The attorneys general said they would be paying attention to companies’ practices in hiring employees and contractors — and called out companies including Airbnb, Facebook, Google, Goldman Sachs, Microsoft and Netflix for programs intended to increase racial diversity with highers and suppliers.
In response, employers may take steps to avoid litigation, Hoff and HR Policy Association president and CEO Tim Bartl said.
“The increased risk for employers is this increased risk of litigation as a result of the decision — but again, not because of any changing obligations under Title VII,” Hoff said.
Tennessee Attorney General Jonathan Skrmetti, one of the signatories, said that the letter isn’t a warning to companies as much as a heads-up that racial preferences could run afoul of the law. He added that the group decided to take action in part to respond to speculation about the ruling that not applying to employment.
“The court was very clear,” he said in a Friday interview. “The appropriate response to racial discrimination is not more racial discrimination.”
It’s clear that not all state attorneys general cheered last month’s ruling or are eager to apply it outside college admissions. Only about half the nation’s Republican AGs signed the letter. And Democrats have been condemning, rather than supporting, the Supreme Court’s affirmative action ruling.

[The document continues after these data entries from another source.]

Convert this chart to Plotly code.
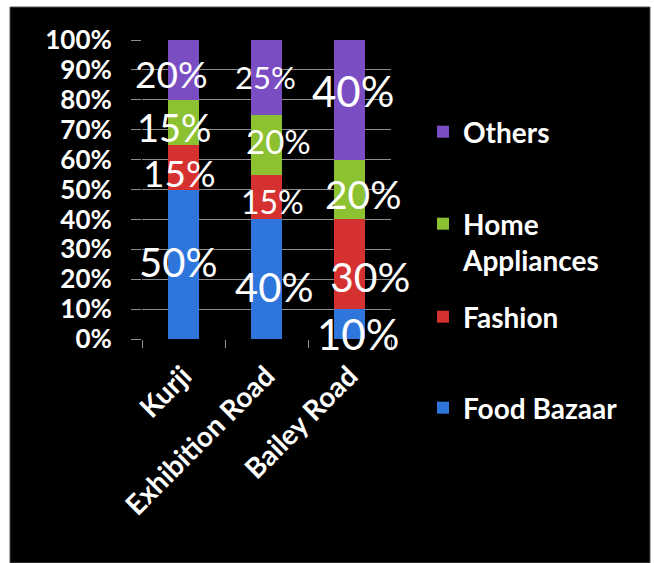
import plotly.graph_objects as go

# Store locations and the share of each department (percent)
locations = ["Kurji", "Exhibition Road", "Bailey Road"]
food_bazaar = [50, 40, 10]
fashion = [15, 15, 30]
home_appliances = [15, 20, 20]
others = [20, 25, 40]

series_names = ["Food Bazaar", "Fashion", "Home Appliances", "Others"]
legend_names = ["Food Bazaar", "Fashion", "Home<br>Appliances", "Others"]
series_values = [food_bazaar, fashion, home_appliances, others]
series_colors = ["#2F76DC", "#D63131", "#8CC232", "#7A4DC3"]

y_ticks = list(range(0, 101, 10))

# Per-label text size and nudges (px), ordered [series][location]
label_sizes = [
    [40, 40, 42],
    [37, 32, 41],
    [38, 33, 39],
    [37, 31, 42],
]
label_dx = [
    [-6, 7, 8],
    [-4, 6, 20],
    [-9, 12, 14],
    [-12, -1, 3],
]
label_dy = [
    [2, -8, -10],
    [-5, -5, -12],
    [-5, 4, -4],
    [-4, 0, 9],
]

W, H = 654, 563
L, R, T, B = 142, 263, 40, 224
plot_w, plot_h = W - L - R, H - T - B


def px_x(px):
    return (px - L) / plot_w


def px_y(py):
    return (H - B - py) / plot_h


fig = go.Figure()
legend_ids = ["legend", "legend2", "legend3", "legend4"]
for i, (name, vals, color) in enumerate(zip(series_names, series_values, series_colors)):
    fig.add_trace(go.Bar(
        x=locations, y=vals, name=legend_names[i],
        marker=dict(color=color, line=dict(width=0)),
        width=0.38,
        legend=legend_ids[i],
        hovertemplate=name + ": %{y}%<extra>%{x}</extra>",
    ))

# Value labels centred on each stacked segment
annotations = []
for i, vals in enumerate(series_values):
    for j, loc in enumerate(locations):
        base = sum(series_values[k][j] for k in range(i))
        annotations.append(dict(
            x=loc, y=base + vals[j] / 2, xref="x", yref="y",
            text=f"{vals[j]}%", showarrow=False,
            xshift=label_dx[i][j], yshift=label_dy[i][j],
            font=dict(family="Lato", size=label_sizes[i][j], color="white"),
        ))

legend_font = dict(family="Lato", size=28, color="white", weight="bold")
legend_centres = [408, 317, 242, 132]


def legend_box(cy):
    return dict(
        x=423 / W, y=1 - cy / H, xref="container", yref="container",
        xanchor="left", yanchor="middle",
        bgcolor="rgba(0,0,0,0)", borderwidth=0,
        font=legend_font, valign="top", itemclick=False, itemdoubleclick=False,
    )


fig.update_layout(
    width=W, height=H,
    margin=dict(l=L, r=R, t=T, b=B, autoexpand=False),
    paper_bgcolor="white",
    plot_bgcolor="#3B3B3B",
    barmode="stack",
    showlegend=True,
    legend=legend_box(legend_centres[0]),
    legend2=legend_box(legend_centres[1]),
    legend3=legend_box(legend_centres[2]),
    legend4=legend_box(legend_centres[3]),
    annotations=annotations,
    shapes=[dict(
        type="rect", xref="paper", yref="paper", layer="below",
        x0=px_x(10), x1=px_x(650), y0=px_y(563), y1=px_y(7),
        fillcolor="black", line=dict(color="#555555", width=1),
    )],
    xaxis=dict(
        range=[-0.5, 2.5],
        tickangle=-45, tickson="boundaries", ticks="outside", ticklen=8,
        tickcolor="#8E8E8E", showgrid=False, showline=False, zeroline=False,
        ticklabelstandoff=14,
        tickfont=dict(family="Lato", size=28, color="white", weight="bold"),
        fixedrange=True,
    ),
    yaxis=dict(
        range=[0, 100], tickvals=y_ticks, ticktext=[f"{v}%" for v in y_ticks],
        ticks="outside", ticklen=10, tickcolor="#8E8E8E",
        ticklabelstandoff=14,
        showgrid=True, gridcolor="#8E8E8E", gridwidth=1,
        zeroline=False, showline=False,
        tickfont=dict(family="Lato", size=26, color="white", weight="bold"),
        fixedrange=True,
    ),
)

fig.write_html("out.html")
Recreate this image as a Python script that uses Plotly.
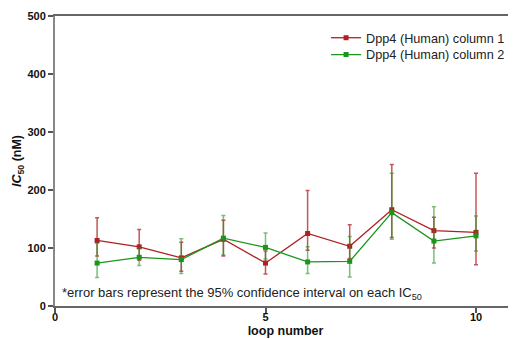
import plotly.graph_objects as go

loops = [1, 2, 3, 4, 5, 6, 7, 8, 9, 10]

col1_ic50 = [113, 102, 83, 115, 74, 125, 103, 166, 130, 127]
col1_upper = [152, 132, 110, 148, 95, 199, 140, 244, 153, 229]
col1_lower = [86, 79, 60, 86, 55, 96, 82, 118, 100, 71]

col2_ic50 = [74, 84, 80, 117, 101, 76, 77, 161, 112, 121]
col2_upper = [108, 100, 116, 156, 126, 102, 120, 229, 171, 155]
col2_lower = [49, 70, 56, 88, 81, 56, 50, 115, 74, 95]

red = "#b01f24"
green = "#1a961a"
FONT = "Liberation Sans, Arial, sans-serif"

def err(vals, up, lo):
    return [u - v for u, v in zip(up, vals)], [v - l for v, l in zip(vals, lo)]

fig = go.Figure()
for name, vals, up, lo, col, ecol, leg in [
    ("Dpp4 (Human) column 1", col1_ic50, col1_upper, col1_lower, red, "rgba(176,31,36,0.75)", "legend"),
    ("Dpp4 (Human) column 2", col2_ic50, col2_upper, col2_lower, green, "rgba(26,150,26,0.6)", "legend2"),
]:
    e_up, e_lo = err(vals, up, lo)
    fig.add_trace(go.Scatter(
        x=loops, y=vals, name=name, mode="lines+markers", legend=leg, showlegend=True,
        line=dict(color=col, width=1.3),
        marker=dict(symbol="square", size=5, color=col),
        error_y=dict(type="data", symmetric=False, array=e_up, arrayminus=e_lo,
                     color=ecol, thickness=1.5, width=2),
    ))

fig.add_annotation(
    x=0.12, y=21.9, xref="x", yref="y", xanchor="left", yanchor="middle",
    text="*error bars represent the 95% confidence interval on each IC<sub>50</sub>",
    showarrow=False, font=dict(family=FONT, size=13, color="#222"),
)

legfont = dict(family=FONT, size=12.7, color="#222")
# page body has an 8px margin: shift plot area so it lands where the reference has it
fig.update_layout(
    width=516, height=339, showlegend=True,
    margin=dict(l=47, r=8, t=7.5, b=41.3),
    paper_bgcolor="white", plot_bgcolor="white",
    font=dict(family=FONT, color="#111"),
    legend=dict(x=0.588, y=0.976, xanchor="left", yanchor="top",
                font=legfont, bgcolor="rgba(0,0,0,0)"),
    legend2=dict(x=0.588, y=0.918, xanchor="left", yanchor="top",
                 font=legfont, bgcolor="rgba(0,0,0,0)"),
    xaxis=dict(range=[0, 10.95], tickvals=[0, 5, 10], ticks="outside", ticklen=5,
               tickwidth=1.5, tickcolor="#555", automargin=False, ticklabelstandoff=-5,
               showline=True, linecolor="#666", linewidth=1.5, mirror=True,
               showgrid=False, zeroline=False,
               tickfont=dict(family=FONT, size=11, color="#111", weight="bold"),
               title=dict(text="<b>loop number</b>", font=dict(family=FONT, size=12.5), standoff=4)),
    yaxis=dict(range=[0, 500], tickvals=[0, 100, 200, 300, 400, 500], ticks="outside",
               ticklen=5, tickwidth=1.5, tickcolor="#555", automargin=False,
               showline=True, linecolor="#888", linewidth=2, showgrid=False, zeroline=False,
               tickfont=dict(family=FONT, size=11, color="#111", weight="bold"),
               title=dict(text="<b><i>IC</i><sub>50</sub> (nM)</b>", font=dict(family=FONT, size=12.5), standoff=3)),
)

fig.write_html("out.html")
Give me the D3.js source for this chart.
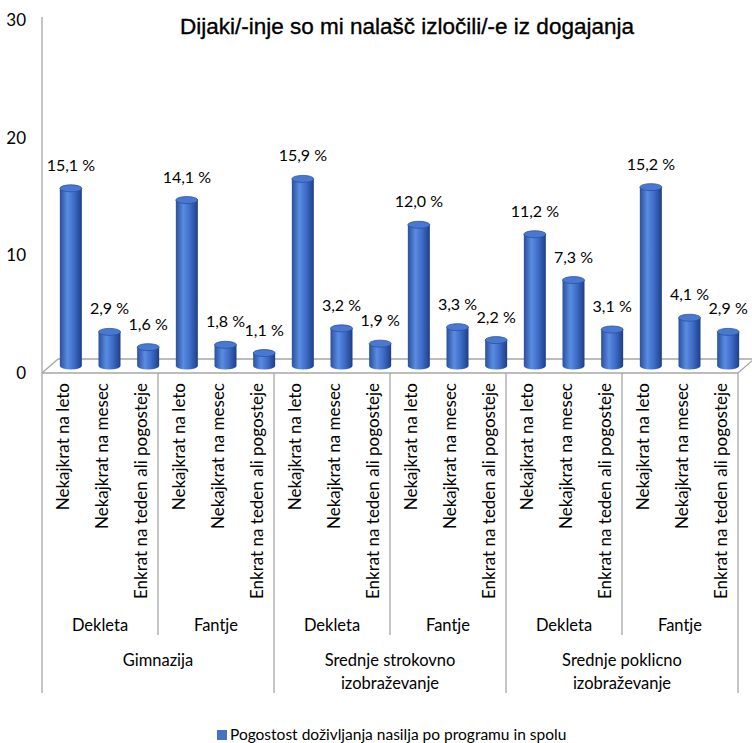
<!DOCTYPE html>
<meta charset="utf-8">
<script src="https://cdn.jsdelivr.net/npm/d3@7"></script>
<style>
  body { margin: 0; background: #fff; }
  svg text { font-family: Lato, "Open Sans", sans-serif; fill: #000; }
</style>
<div id="vis"></div>
<script>
// data
const programs = ["Gimnazija", "Srednje strokovno izobraževanje", "Srednje poklicno izobraževanje"];
const genders = ["Dekleta", "Fantje"];
const frequencies = ["Nekajkrat na leto", "Nekajkrat na mesec", "Enkrat na teden ali pogosteje"];
const values = [15.1, 2.9, 1.6, 14.1, 1.8, 1.1, 15.9, 3.2, 1.9, 12.0, 3.3, 2.2, 11.2, 7.3, 3.1, 15.2, 4.1, 2.9];
const yTicks = [0, 10, 20, 30];
const title = "Dijaki/-inje so mi nalašč izločili/-e iz dogajanja";
const legendLabel = "Pogostost doživljanja nasilja po programu in spolu";

const W = 752, H = 743;
const plotL = 42, plotR = 738, floorY = 373, plotT = 20;
const depthX = 16, depthY = -14;

const svg = d3.select("#vis").append("svg")
  .attr("width", W).attr("height", H);

const defs = svg.append("defs");
const grad = defs.append("linearGradient").attr("id", "cyl")
  .attr("x1", "0%").attr("x2", "100%").attr("y1", "0%").attr("y2", "0%");
grad.append("stop").attr("offset", "0%").attr("stop-color", "#2a4f9c");
grad.append("stop").attr("offset", "35%").attr("stop-color", "#5a8ce2");
grad.append("stop").attr("offset", "65%").attr("stop-color", "#3d6cc8");
grad.append("stop").attr("offset", "100%").attr("stop-color", "#1f3e84");

const y = d3.scaleLinear().domain([0, 30]).range([floorY, plotT]);
const x = d3.scaleBand().domain(d3.range(values.length)).range([plotL, plotR]);
const bw = x.bandwidth();

// floor
const floor = svg.append("g").attr("stroke", "#a6a6a6").attr("stroke-width", 1.3).attr("fill", "none");
floor.append("line").attr("x1", plotL).attr("x2", plotR).attr("y1", floorY).attr("y2", floorY);
floor.append("line").attr("x1", plotL + depthX).attr("x2", W).attr("y1", floorY + depthY).attr("y2", floorY + depthY);
floor.append("line").attr("x1", plotL).attr("y1", floorY).attr("x2", plotL + depthX).attr("y2", floorY + depthY);
floor.append("line").attr("x1", plotR).attr("y1", floorY).attr("x2", plotR + depthX).attr("y2", floorY + depthY);

// value axis
svg.append("line").attr("x1", plotL).attr("x2", plotL).attr("y1", y(30) - 3).attr("y2", 693)
  .attr("stroke", "#a6a6a6").attr("stroke-width", 1.3);
svg.append("g").selectAll("text").data(yTicks).join("text")
  .attr("x", 26).attr("y", d => y(d)).attr("dy", "0.35em")
  .attr("text-anchor", "end").attr("font-size", 17)
  .text(d => d);

// cylinders
const rx = 11, ry = 3.5;
const offX = bw / 2 + 9.5, offY = -7;
const bars = svg.append("g").selectAll("g").data(values).join("g");
bars.append("path")
  .attr("fill", "url(#cyl)")
  .attr("d", (d, i) => {
    const cx = x(i) + offX, y0 = y(0) + offY, y1 = y(d) + offY;
    return `M${cx - rx},${y1} L${cx - rx},${y0} A${rx},${ry} 0 0 0 ${cx + rx},${y0} L${cx + rx},${y1} Z`;
  });
bars.append("ellipse")
  .attr("cx", (d, i) => x(i) + offX).attr("cy", d => y(d) + offY)
  .attr("rx", rx).attr("ry", ry)
  .attr("fill", "#4878d2").attr("stroke", "#2c529f").attr("stroke-width", 0.8);

// value labels
bars.append("text")
  .attr("x", (d, i) => x(i) + offX).attr("y", d => y(d) + offY - ry - 14)
  .attr("text-anchor", "middle").attr("font-size", 16)
  .text(d => d3.format(".1f")(d).replace(".", ",") + " %");

// category labels (rotated)
svg.append("g").selectAll("text").data(values).join("text")
  .attr("transform", (d, i) => `translate(${x(i) + bw / 2 + 2},383) rotate(-90)`)
  .attr("text-anchor", "end").attr("dy", "0.35em").attr("font-size", 17)
  .text((d, i) => frequencies[i % 3]);

// separators
const sep = svg.append("g").attr("stroke", "#a6a6a6").attr("stroke-width", 1.3);
d3.range(1, 7).forEach(k => {
  const gx = k < 6 ? x(k * 3) : plotR;
  sep.append("line").attr("x1", gx).attr("x2", gx).attr("y1", floorY).attr("y2", k % 2 === 0 ? 693 : 635);
});

// gender labels
const gw = bw * 3;
svg.append("g").selectAll("text").data(d3.range(6)).join("text")
  .attr("x", k => x(k * 3) + gw / 2).attr("y", 631)
  .attr("text-anchor", "middle").attr("font-size", 16.5)
  .text(k => genders[k % 2]);

// program labels
const progLines = [["Gimnazija"], ["Srednje strokovno", "izobraževanje"], ["Srednje poklicno", "izobraževanje"]];
const pg = svg.append("g").selectAll("text").data(programs).join("text")
  .attr("text-anchor", "middle").attr("font-size", 16.5);
pg.each(function(p, k) {
  const cx = x(k * 6) + gw;
  d3.select(this).selectAll("tspan").data(progLines[k]).join("tspan")
    .attr("x", cx).attr("y", (l, j) => 666 + j * 23).text(l => l);
});

// title
svg.append("text").attr("x", 407).attr("y", 34)
  .attr("text-anchor", "middle")
  .style("font-family", "'Liberation Sans', Arial, sans-serif")
  .attr("font-size", 22.5).attr("stroke", "#000").attr("stroke-width", 0.35)
  .text(title);

// legend
svg.append("rect").attr("x", 217).attr("y", 730).attr("width", 10).attr("height", 10).attr("fill", "#4472c4");
svg.append("text").attr("x", 230).attr("y", 740).attr("font-size", 15.5).text(legendLabel);
</script>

“For decades the Supreme Court has upheld targeted affirmative action programs to increase diversity in higher education,” the co-chairs of the Democratic Attorneys General Association, Nevada’s Aaron Ford and Delaware’s Kathy Jennings, said in a statement June 29, calling that day’s ruling “a major step backwards that tramples on those ideals.”
Potential litigation against employers following this decision could carry similar impacts.
“The long-term consequences, I think, will be the same long-term consequences be seen with places that have banned affirmative action in education,” Ben-Dan said — noting that enrollment for nonwhite students, particularly Black students, went down after California banned affirmative action in 1996, for example. “I imagine that it’s going to lead to a decline in racial diversity in workforces.”